Stated problem>
Return every line below as is, leaving out the pictures.

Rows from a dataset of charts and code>
>>>>>

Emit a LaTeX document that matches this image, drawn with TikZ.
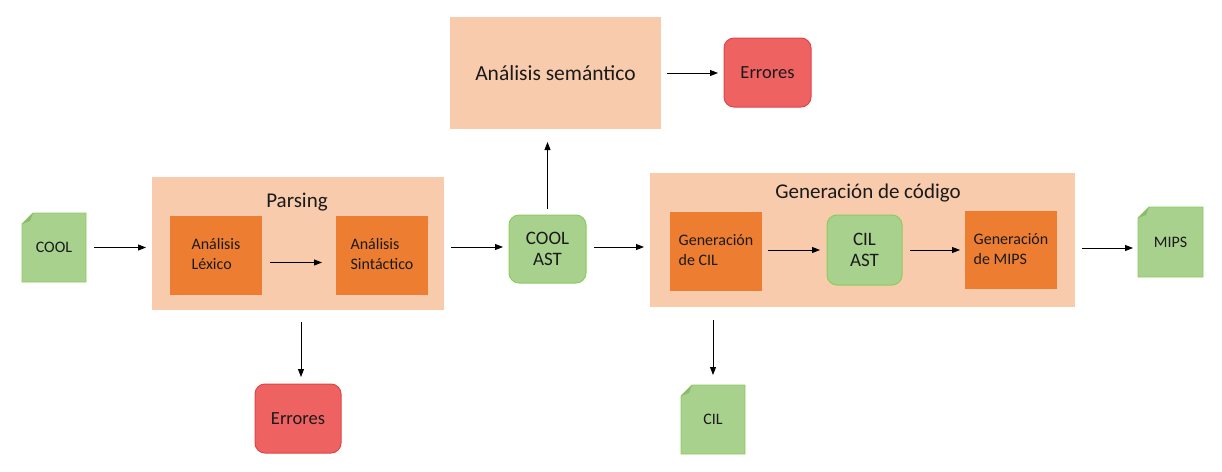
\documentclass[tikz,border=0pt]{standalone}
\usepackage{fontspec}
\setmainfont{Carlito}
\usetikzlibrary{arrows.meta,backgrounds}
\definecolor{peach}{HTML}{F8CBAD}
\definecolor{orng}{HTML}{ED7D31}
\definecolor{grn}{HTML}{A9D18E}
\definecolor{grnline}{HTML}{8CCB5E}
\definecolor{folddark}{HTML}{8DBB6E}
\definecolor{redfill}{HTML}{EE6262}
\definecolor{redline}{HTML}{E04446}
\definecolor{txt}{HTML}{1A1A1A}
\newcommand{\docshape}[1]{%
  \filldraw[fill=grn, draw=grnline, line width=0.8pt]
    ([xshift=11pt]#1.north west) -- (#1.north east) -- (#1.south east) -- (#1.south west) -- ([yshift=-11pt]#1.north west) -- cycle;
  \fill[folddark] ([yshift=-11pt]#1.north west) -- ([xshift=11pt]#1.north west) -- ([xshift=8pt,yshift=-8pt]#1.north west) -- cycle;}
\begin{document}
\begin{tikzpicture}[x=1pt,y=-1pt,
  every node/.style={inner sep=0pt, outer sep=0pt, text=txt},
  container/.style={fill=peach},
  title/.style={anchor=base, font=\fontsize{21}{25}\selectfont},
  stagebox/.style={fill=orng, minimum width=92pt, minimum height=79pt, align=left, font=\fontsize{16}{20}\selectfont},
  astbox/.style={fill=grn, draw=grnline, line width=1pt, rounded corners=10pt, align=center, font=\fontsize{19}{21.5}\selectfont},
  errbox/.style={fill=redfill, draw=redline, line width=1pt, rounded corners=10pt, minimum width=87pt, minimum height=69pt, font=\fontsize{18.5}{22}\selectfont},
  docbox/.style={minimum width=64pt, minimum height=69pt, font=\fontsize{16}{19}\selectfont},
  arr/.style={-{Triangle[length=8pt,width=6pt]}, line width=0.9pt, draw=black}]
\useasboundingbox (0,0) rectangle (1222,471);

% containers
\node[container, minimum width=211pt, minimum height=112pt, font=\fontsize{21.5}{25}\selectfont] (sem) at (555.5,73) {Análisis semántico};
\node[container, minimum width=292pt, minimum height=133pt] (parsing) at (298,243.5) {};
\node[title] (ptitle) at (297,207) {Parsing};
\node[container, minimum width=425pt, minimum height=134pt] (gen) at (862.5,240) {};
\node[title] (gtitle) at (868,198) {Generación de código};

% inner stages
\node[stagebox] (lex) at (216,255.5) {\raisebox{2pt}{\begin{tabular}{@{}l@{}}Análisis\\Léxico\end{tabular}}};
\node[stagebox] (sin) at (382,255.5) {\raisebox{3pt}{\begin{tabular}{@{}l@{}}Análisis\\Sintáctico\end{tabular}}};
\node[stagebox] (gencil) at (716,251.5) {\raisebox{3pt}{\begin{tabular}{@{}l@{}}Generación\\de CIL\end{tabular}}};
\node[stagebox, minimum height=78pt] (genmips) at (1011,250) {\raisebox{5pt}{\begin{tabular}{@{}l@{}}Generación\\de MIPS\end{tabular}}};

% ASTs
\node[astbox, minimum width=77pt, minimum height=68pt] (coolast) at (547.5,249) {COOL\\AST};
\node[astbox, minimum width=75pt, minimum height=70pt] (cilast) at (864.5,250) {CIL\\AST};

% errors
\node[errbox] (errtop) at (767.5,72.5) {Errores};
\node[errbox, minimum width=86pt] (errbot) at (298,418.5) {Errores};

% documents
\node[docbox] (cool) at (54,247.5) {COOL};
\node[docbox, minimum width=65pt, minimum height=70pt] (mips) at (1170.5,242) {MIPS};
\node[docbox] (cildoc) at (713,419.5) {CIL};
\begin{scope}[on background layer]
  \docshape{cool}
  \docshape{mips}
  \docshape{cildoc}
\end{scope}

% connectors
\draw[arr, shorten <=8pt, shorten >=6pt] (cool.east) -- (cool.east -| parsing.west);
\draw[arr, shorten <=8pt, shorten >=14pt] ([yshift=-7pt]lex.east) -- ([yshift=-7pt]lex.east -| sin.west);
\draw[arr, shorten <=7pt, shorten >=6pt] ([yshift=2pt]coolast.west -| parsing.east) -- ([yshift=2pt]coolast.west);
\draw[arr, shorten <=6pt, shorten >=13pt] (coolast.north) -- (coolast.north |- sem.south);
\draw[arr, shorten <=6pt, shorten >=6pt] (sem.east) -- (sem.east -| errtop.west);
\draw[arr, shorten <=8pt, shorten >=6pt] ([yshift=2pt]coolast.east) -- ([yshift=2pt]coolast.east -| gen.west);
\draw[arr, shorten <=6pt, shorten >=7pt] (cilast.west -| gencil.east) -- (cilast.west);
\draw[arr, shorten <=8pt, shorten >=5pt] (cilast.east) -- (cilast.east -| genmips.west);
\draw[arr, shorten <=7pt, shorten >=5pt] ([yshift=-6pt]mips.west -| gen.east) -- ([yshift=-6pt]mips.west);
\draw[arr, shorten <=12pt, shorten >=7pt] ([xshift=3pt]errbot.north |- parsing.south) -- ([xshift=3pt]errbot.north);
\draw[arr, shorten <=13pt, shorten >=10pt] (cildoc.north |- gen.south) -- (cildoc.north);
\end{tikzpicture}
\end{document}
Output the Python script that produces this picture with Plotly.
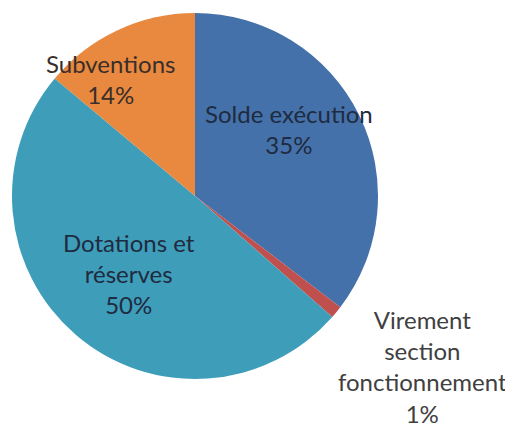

<<<<<

The result>
Emit a LaTeX document that matches this image, drawn with TikZ.
\documentclass[tikz,border=0pt]{standalone}
\usepackage{fontspec}
\setmainfont{Carlito}
\usetikzlibrary{arrows.meta,backgrounds}
\definecolor{peach}{HTML}{F8CBAD}
\definecolor{orng}{HTML}{ED7D31}
\definecolor{grn}{HTML}{A9D18E}
\definecolor{grnline}{HTML}{8CCB5E}
\definecolor{folddark}{HTML}{8DBB6E}
\definecolor{redfill}{HTML}{EE6262}
\definecolor{redline}{HTML}{E04446}
\definecolor{txt}{HTML}{1A1A1A}
\newcommand{\docshape}[1]{%
  \filldraw[fill=grn, draw=grnline, line width=0.8pt]
    ([xshift=11pt]#1.north west) -- (#1.north east) -- (#1.south east) -- (#1.south west) -- ([yshift=-11pt]#1.north west) -- cycle;
  \fill[folddark] ([yshift=-11pt]#1.north west) -- ([xshift=11pt]#1.north west) -- ([xshift=8pt,yshift=-8pt]#1.north west) -- cycle;}
\begin{document}
\begin{tikzpicture}[x=1pt,y=-1pt,
  every node/.style={inner sep=0pt, outer sep=0pt, text=txt},
  container/.style={fill=peach},
  title/.style={anchor=base, font=\fontsize{21}{25}\selectfont},
  stagebox/.style={fill=orng, minimum width=92pt, minimum height=79pt, align=left, font=\fontsize{16}{20}\selectfont},
  astbox/.style={fill=grn, draw=grnline, line width=1pt, rounded corners=10pt, align=center, font=\fontsize{19}{21.5}\selectfont},
  errbox/.style={fill=redfill, draw=redline, line width=1pt, rounded corners=10pt, minimum width=87pt, minimum height=69pt, font=\fontsize{18.5}{22}\selectfont},
  docbox/.style={minimum width=64pt, minimum height=69pt, font=\fontsize{16}{19}\selectfont},
  arr/.style={-{Triangle[length=8pt,width=6pt]}, line width=0.9pt, draw=black}]
\useasboundingbox (0,0) rectangle (1222,471);

% containers
\node[container, minimum width=211pt, minimum height=112pt, font=\fontsize{21.5}{25}\selectfont] (sem) at (555.5,73) {Análisis semántico};
\node[container, minimum width=292pt, minimum height=133pt] (parsing) at (298,243.5) {};
\node[title] (ptitle) at (297,207) {Parsing};
\node[container, minimum width=425pt, minimum height=134pt] (gen) at (862.5,240) {};
\node[title] (gtitle) at (868,198) {Generación de código};

% inner stages
\node[stagebox] (lex) at (216,255.5) {\raisebox{2pt}{\begin{tabular}{@{}l@{}}Análisis\\Léxico\end{tabular}}};
\node[stagebox] (sin) at (382,255.5) {\raisebox{3pt}{\begin{tabular}{@{}l@{}}Análisis\\Sintáctico\end{tabular}}};
\node[stagebox] (gencil) at (716,251.5) {\raisebox{3pt}{\begin{tabular}{@{}l@{}}Generación\\de CIL\end{tabular}}};
\node[stagebox, minimum height=78pt] (genmips) at (1011,250) {\raisebox{5pt}{\begin{tabular}{@{}l@{}}Generación\\de MIPS\end{tabular}}};

% ASTs
\node[astbox, minimum width=77pt, minimum height=68pt] (coolast) at (547.5,249) {COOL\\AST};
\node[astbox, minimum width=75pt, minimum height=70pt] (cilast) at (864.5,250) {CIL\\AST};

% errors
\node[errbox] (errtop) at (767.5,72.5) {Errores};
\node[errbox, minimum width=86pt] (errbot) at (298,418.5) {Errores};

% documents
\node[docbox] (cool) at (54,247.5) {COOL};
\node[docbox, minimum width=65pt, minimum height=70pt] (mips) at (1170.5,242) {MIPS};
\node[docbox] (cildoc) at (713,419.5) {CIL};
\begin{scope}[on background layer]
  \docshape{cool}
  \docshape{mips}
  \docshape{cildoc}
\end{scope}

% connectors
\draw[arr, shorten <=8pt, shorten >=6pt] (cool.east) -- (cool.east -| parsing.west);
\draw[arr, shorten <=8pt, shorten >=14pt] ([yshift=-7pt]lex.east) -- ([yshift=-7pt]lex.east -| sin.west);
\draw[arr, shorten <=7pt, shorten >=6pt] ([yshift=2pt]coolast.west -| parsing.east) -- ([yshift=2pt]coolast.west);
\draw[arr, shorten <=6pt, shorten >=13pt] (coolast.north) -- (coolast.north |- sem.south);
\draw[arr, shorten <=6pt, shorten >=6pt] (sem.east) -- (sem.east -| errtop.west);
\draw[arr, shorten <=8pt, shorten >=6pt] ([yshift=2pt]coolast.east) -- ([yshift=2pt]coolast.east -| gen.west);
\draw[arr, shorten <=6pt, shorten >=7pt] (cilast.west -| gencil.east) -- (cilast.west);
\draw[arr, shorten <=8pt, shorten >=5pt] (cilast.east) -- (cilast.east -| genmips.west);
\draw[arr, shorten <=7pt, shorten >=5pt] ([yshift=-6pt]mips.west -| gen.east) -- ([yshift=-6pt]mips.west);
\draw[arr, shorten <=12pt, shorten >=7pt] ([xshift=3pt]errbot.north |- parsing.south) -- ([xshift=3pt]errbot.north);
\draw[arr, shorten <=13pt, shorten >=10pt] (cildoc.north |- gen.south) -- (cildoc.north);
\end{tikzpicture}
\end{document}
Output the Python script that produces this picture with Plotly.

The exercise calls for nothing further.